In Iraq, Iran’s hand can still be detected: even as Iraqi forces fought to retake Fallujah from ISIL, Iran’s Quds force commander Qassim Soleimani appeared in photographs on the edge of the battlefield. In Syria, the regime of Bashar Al Assad could not have survived so long without overt Iranian assistance.

Unsurprisingly, the Gulf states are unhappy about this, as the instability that Iran has stoked in the region directly affects them, allowing space for ISIL terrorists to plan attacks, for example the suicide bombings that rocked Saudi Arabia last week, or for the Houthis to acquire weapons that kill Gulf servicemen.

Yet opposition to the current Iranian government goes far beyond the Gulf states, as a gathering in Paris over the weekend showed. Organised by the National Council for Resistance in Iran (NCRI), an exiled opposition group, the event attracted supporters from beyond the region – the former prime minister of Spain, a former French foreign minister and a former New York mayor.

It was a reminder that, beyond the scenes of jubilation inside Iran over the passage of the nuclear deal, there is still significant opposition to the rule of the ayatollahs.

That opposition is both domestic and foreign. Listen to the anti- Iranian slogans chanted by demonstrators outside the Green Zone in Baghdad before it was stormed in May and it is clear that many Iraqis have had enough of Iranian interference.

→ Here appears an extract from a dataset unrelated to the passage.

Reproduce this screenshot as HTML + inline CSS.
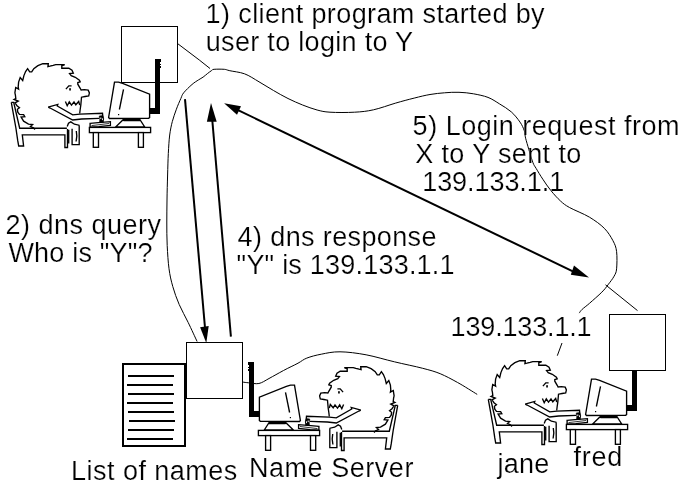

But it is Iranians themselves who are in the forefront of opposing the regime. Although the Green Movement, the opposition group that flourished after the 2009 Iranian election, has been crushed by Iran’s police and intelligence apparatus, the anger that gave rise to it has not gone away. Yes, Iranians are fiercely proud of their country, and rightly so, but that doesn’t mean they support everything the ayatollahs do.

The links between the Arab world and Iran are deep and long standing and, as Saudi’s former intelligence chief Prince Turki Al Faisal said at the conference, the current tensions are exceptional in a long history of friendship. Those who are angry with the current government in Tehran should find allies among the Arabs.